* [Goal]:
Return the material word for word. Do not include the pictures.

-- BEGIN --

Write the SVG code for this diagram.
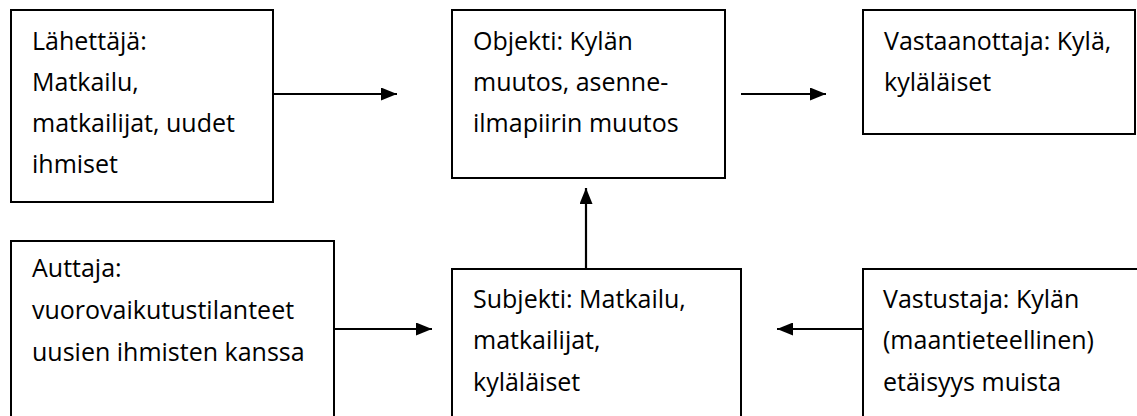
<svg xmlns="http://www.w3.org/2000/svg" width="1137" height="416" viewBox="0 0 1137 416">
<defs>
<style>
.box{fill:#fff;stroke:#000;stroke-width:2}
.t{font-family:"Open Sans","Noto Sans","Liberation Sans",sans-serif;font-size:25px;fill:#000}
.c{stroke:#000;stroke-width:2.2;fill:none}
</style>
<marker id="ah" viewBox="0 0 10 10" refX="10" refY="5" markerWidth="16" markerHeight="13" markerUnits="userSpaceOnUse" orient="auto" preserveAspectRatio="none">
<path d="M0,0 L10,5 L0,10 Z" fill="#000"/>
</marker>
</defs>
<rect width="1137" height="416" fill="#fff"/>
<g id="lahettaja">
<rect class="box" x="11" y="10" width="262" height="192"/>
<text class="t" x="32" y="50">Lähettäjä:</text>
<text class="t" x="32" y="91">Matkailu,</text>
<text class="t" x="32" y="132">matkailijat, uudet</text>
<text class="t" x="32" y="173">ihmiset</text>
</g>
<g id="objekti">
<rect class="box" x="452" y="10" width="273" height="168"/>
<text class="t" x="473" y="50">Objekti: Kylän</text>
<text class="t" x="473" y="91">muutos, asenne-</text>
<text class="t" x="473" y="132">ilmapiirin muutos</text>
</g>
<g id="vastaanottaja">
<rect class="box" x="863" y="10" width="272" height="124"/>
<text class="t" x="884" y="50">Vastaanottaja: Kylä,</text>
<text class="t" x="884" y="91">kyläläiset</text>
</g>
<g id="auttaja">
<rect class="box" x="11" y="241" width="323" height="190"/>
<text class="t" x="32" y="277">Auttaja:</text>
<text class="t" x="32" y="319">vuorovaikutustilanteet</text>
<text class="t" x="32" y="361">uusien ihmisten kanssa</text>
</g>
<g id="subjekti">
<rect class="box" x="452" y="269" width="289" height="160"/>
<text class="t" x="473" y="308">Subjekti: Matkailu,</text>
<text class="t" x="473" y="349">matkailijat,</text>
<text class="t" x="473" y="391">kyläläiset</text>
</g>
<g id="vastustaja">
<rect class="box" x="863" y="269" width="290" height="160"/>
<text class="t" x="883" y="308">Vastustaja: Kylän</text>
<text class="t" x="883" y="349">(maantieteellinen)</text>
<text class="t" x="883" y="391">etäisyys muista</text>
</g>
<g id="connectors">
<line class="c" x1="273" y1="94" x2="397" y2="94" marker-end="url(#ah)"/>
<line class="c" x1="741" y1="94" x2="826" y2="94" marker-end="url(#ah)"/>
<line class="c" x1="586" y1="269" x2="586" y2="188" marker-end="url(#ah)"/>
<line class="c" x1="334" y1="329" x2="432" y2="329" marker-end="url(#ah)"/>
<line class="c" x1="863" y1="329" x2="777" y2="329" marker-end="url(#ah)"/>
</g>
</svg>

-- END --

* [Result for this exercise]:
Write the SVG code for this diagram.
<svg xmlns="http://www.w3.org/2000/svg" width="1137" height="416" viewBox="0 0 1137 416">
<defs>
<style>
.box{fill:#fff;stroke:#000;stroke-width:2}
.t{font-family:"Open Sans","Noto Sans","Liberation Sans",sans-serif;font-size:25px;fill:#000}
.c{stroke:#000;stroke-width:2.2;fill:none}
</style>
<marker id="ah" viewBox="0 0 10 10" refX="10" refY="5" markerWidth="16" markerHeight="13" markerUnits="userSpaceOnUse" orient="auto" preserveAspectRatio="none">
<path d="M0,0 L10,5 L0,10 Z" fill="#000"/>
</marker>
</defs>
<rect width="1137" height="416" fill="#fff"/>
<g id="lahettaja">
<rect class="box" x="11" y="10" width="262" height="192"/>
<text class="t" x="32" y="50">Lähettäjä:</text>
<text class="t" x="32" y="91">Matkailu,</text>
<text class="t" x="32" y="132">matkailijat, uudet</text>
<text class="t" x="32" y="173">ihmiset</text>
</g>
<g id="objekti">
<rect class="box" x="452" y="10" width="273" height="168"/>
<text class="t" x="473" y="50">Objekti: Kylän</text>
<text class="t" x="473" y="91">muutos, asenne-</text>
<text class="t" x="473" y="132">ilmapiirin muutos</text>
</g>
<g id="vastaanottaja">
<rect class="box" x="863" y="10" width="272" height="124"/>
<text class="t" x="884" y="50">Vastaanottaja: Kylä,</text>
<text class="t" x="884" y="91">kyläläiset</text>
</g>
<g id="auttaja">
<rect class="box" x="11" y="241" width="323" height="190"/>
<text class="t" x="32" y="277">Auttaja:</text>
<text class="t" x="32" y="319">vuorovaikutustilanteet</text>
<text class="t" x="32" y="361">uusien ihmisten kanssa</text>
</g>
<g id="subjekti">
<rect class="box" x="452" y="269" width="289" height="160"/>
<text class="t" x="473" y="308">Subjekti: Matkailu,</text>
<text class="t" x="473" y="349">matkailijat,</text>
<text class="t" x="473" y="391">kyläläiset</text>
</g>
<g id="vastustaja">
<rect class="box" x="863" y="269" width="290" height="160"/>
<text class="t" x="883" y="308">Vastustaja: Kylän</text>
<text class="t" x="883" y="349">(maantieteellinen)</text>
<text class="t" x="883" y="391">etäisyys muista</text>
</g>
<g id="connectors">
<line class="c" x1="273" y1="94" x2="397" y2="94" marker-end="url(#ah)"/>
<line class="c" x1="741" y1="94" x2="826" y2="94" marker-end="url(#ah)"/>
<line class="c" x1="586" y1="269" x2="586" y2="188" marker-end="url(#ah)"/>
<line class="c" x1="334" y1="329" x2="432" y2="329" marker-end="url(#ah)"/>
<line class="c" x1="863" y1="329" x2="777" y2="329" marker-end="url(#ah)"/>
</g>
</svg>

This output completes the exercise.